The Hermes Paris appointment process is already competitive. Clients should not make it harder through avoidable mistakes. Most problems come from inconsistent information, unrealistic expectations, or travel plans that do not match the appointment request.
Use this guide before starting daily request support.
Mistake 1: Treating The Appointment As Transferable#
The appointment is personal to the client named in the request. If selected, the client should attend personally with matching identity documentation.
Do not buy or sell an appointment slot. Do not request under one person’s details while planning for someone else to attend. That creates obvious risk and undermines the purpose of a personal appointment process.
Mistake 2: Changing Identity Details#
Name and passport or identity card details should stay consistent. Problems can arise when a client uses a nickname one day, legal name another day, or a renewed passport number without updating the request workflow.
Before the process begins, confirm the exact identity document you will bring to Paris. Use the same details throughout the request period.
Mistake 3: Using An Email You Do Not Monitor#
Appointment request confirmations and appointment messages are time-sensitive. If the email goes to an inbox the client rarely checks, important details can be missed.
Use an email address you monitor daily. If a concierge is assisting, the client should still have direct visibility into official messages.
Mistake 4: Believing Guaranteed Appointment Claims#
No independent concierge controls the official allocation decision. Be cautious with any service that guarantees a Paris appointment, a specific store, or a Kelly or Birkin offer.
Good concierge support is valuable because it improves process discipline and planning. It does not turn a competitive request system into a guaranteed reservation.
Mistake 5: Setting Impossible Availability#
Do not submit availability you cannot honor. If your flight lands at noon, a morning appointment is not realistic. If you have a non-movable lunch across the city, that window should not be treated as open.
Appointment request planning should be tied to your actual Paris itinerary, not your ideal one.
Mistake 6: Having Only One Acceptable Bag#
Many clients hope for a Kelly or Birkin. That is normal. The mistake is assuming the appointment has failed if one exact configuration is not offered.
Prepare your first choice, but also decide what alternatives you would consider.
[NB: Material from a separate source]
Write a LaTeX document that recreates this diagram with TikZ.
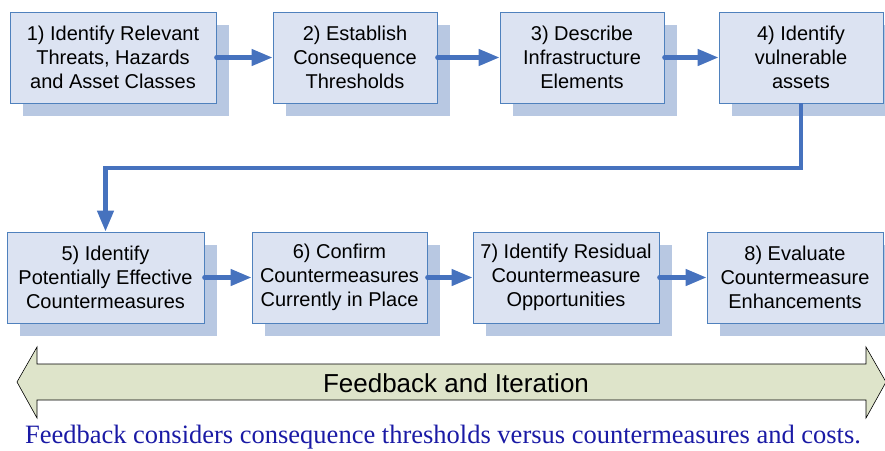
\documentclass[tikz,border=0pt]{standalone}
\usepackage{fontspec}
\setmainfont{Liberation Sans}
\newfontfamily\capfont{Liberation Serif}
\usetikzlibrary{arrows.meta,shadows}
\definecolor{boxfill}{RGB}{220,227,242}
\definecolor{boxline}{RGB}{79,129,189}
\definecolor{shadowc}{RGB}{184,200,226}
\definecolor{arrowc}{RGB}{70,114,190}
\definecolor{bigfill}{RGB}{222,228,202}
\definecolor{capc}{RGB}{26,26,165}
\tikzset{
  stepbox/.style={draw=boxline, line width=0.9pt, fill=boxfill, align=center,
    minimum height=91pt, inner sep=2pt,
    font=\fontsize{20}{24}\selectfont,
    drop shadow={shadow xshift=13pt, shadow yshift=-13pt, fill=shadowc, opacity=1}},
  flow/.style={draw=arrowc, line width=4.5pt, line cap=round,
    -{Triangle[length=21pt,width=16pt]}},
}
\begin{document}
\begin{tikzpicture}[x=1pt,y=-1pt]
\useasboundingbox (0,0) rectangle (885,450);
\node[stepbox, minimum width=206pt] (b1) at (113,57.5) {1) Identify Relevant\\Threats, Hazards\\and Asset Classes};
\node[stepbox, minimum width=164pt] (b2) at (355,57.5) {2) Establish\\Consequence\\Thresholds};
\node[stepbox, minimum width=164pt] (b3) at (582,57.5) {3) Describe\\Infrastructure\\Elements};
\node[stepbox, minimum width=164pt] (b4) at (801,57.5) {4) Identify\\vulnerable\\assets};
\node[stepbox, minimum width=197pt] (b5) at (105.5,277.5) {5) Identify\\Potentially Effective\\Countermeasures};
\node[stepbox, minimum width=175pt] (b6) at (339.5,277.5) {6) Confirm\\Countermeasures\\Currently in Place};
\node[stepbox, minimum width=186pt] (b7) at (566,277.5) {7) Identify Residual\\Countermeasure\\Opportunities};
\node[stepbox, minimum width=176pt] (b8) at (795,277.5) {8) Evaluate\\Countermeasure\\Enhancements};
\draw[flow] (b1.east) -- (b2.west);
\draw[flow] (b2.east) -- (b3.west);
\draw[flow] (b3.east) -- (b4.west);
\draw[flow, line cap=butt] (b4.south) -- (b4.south |- 0,168) -- (b5.north |- 0,168) -- (b5.north);
\draw[flow] (b5.east) -- (b6.west);
\draw[flow] (b6.east) -- (b7.west);
\draw[flow] (b7.east) -- (b8.west);
\draw[fill=bigfill, line width=0.6pt] (17,382) -- (37,347) -- (37,364) -- (866,364) -- (866,347) -- (886,382) -- (866,418) -- (866,400) -- (37,400) -- (37,418) -- cycle;
\node[font=\fontsize{26}{30}\selectfont] (fb) at (456,383) {Feedback and Iteration};
\node[font=\capfont\fontsize{26.5}{30}\selectfont, text=capc] (cap) at (443,437) {Feedback considers consequence thresholds versus countermeasures and costs.};
\end{tikzpicture}
\end{document}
Flexibility does not mean buying something you do not want. It means understanding your real priorities before the appointment begins.
Mistake 7: Waiting Too Long To Start#
If you already know your travel dates and want appointment support, waiting until the last moment reduces the number of possible daily request attempts. Based on our history with other clients, most receive an appointment within one to two months of consistent daily support, but some take longer.
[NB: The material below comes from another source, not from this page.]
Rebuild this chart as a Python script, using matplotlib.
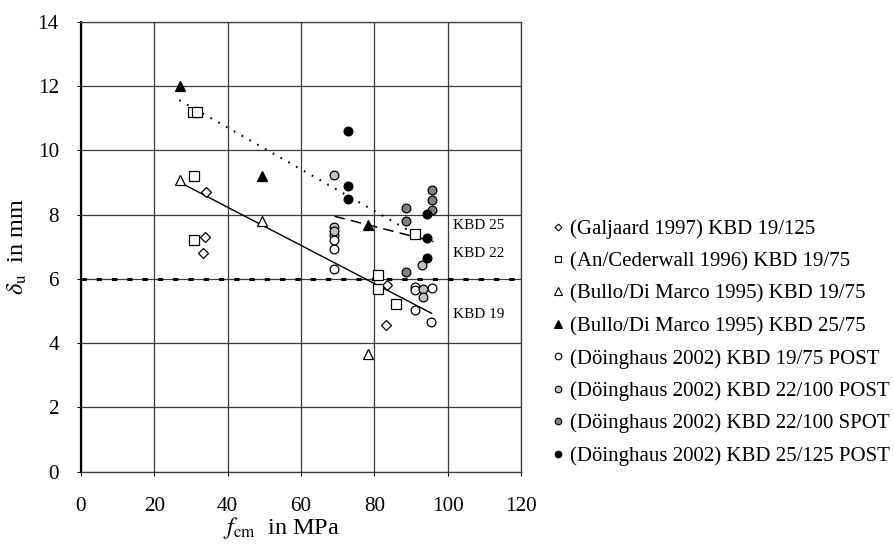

Start early enough that the process has room to work.
Mistake 8: Ignoring The Rest Of The Trip#
Do not let one appointment request define the entire Paris itinerary. Plan backup shopping routes, meals, and other luxury experiences. A strong trip should still feel worthwhile if an appointment is not allocated during your preferred window.
How Paris Leather Concierge Helps#
Paris Leather Concierge helps clients avoid these operational mistakes by managing daily request logistics, tracking confirmations, and coordinating around real travel windows. The service stays inside the right boundary: client-authorized assistance, personal attendance, matching ID, and no guaranteed outcome.
To reduce avoidable errors before your trip, start with the concierge application.
Questions This Guide Answers
What is the biggest appointment mistake?
The biggest mistake is treating a personal appointment as transferable or using details that do not match the client who will attend.
Why is email monitoring important?
Request and appointment messages are time-sensitive, so the client should monitor the email address used in the request.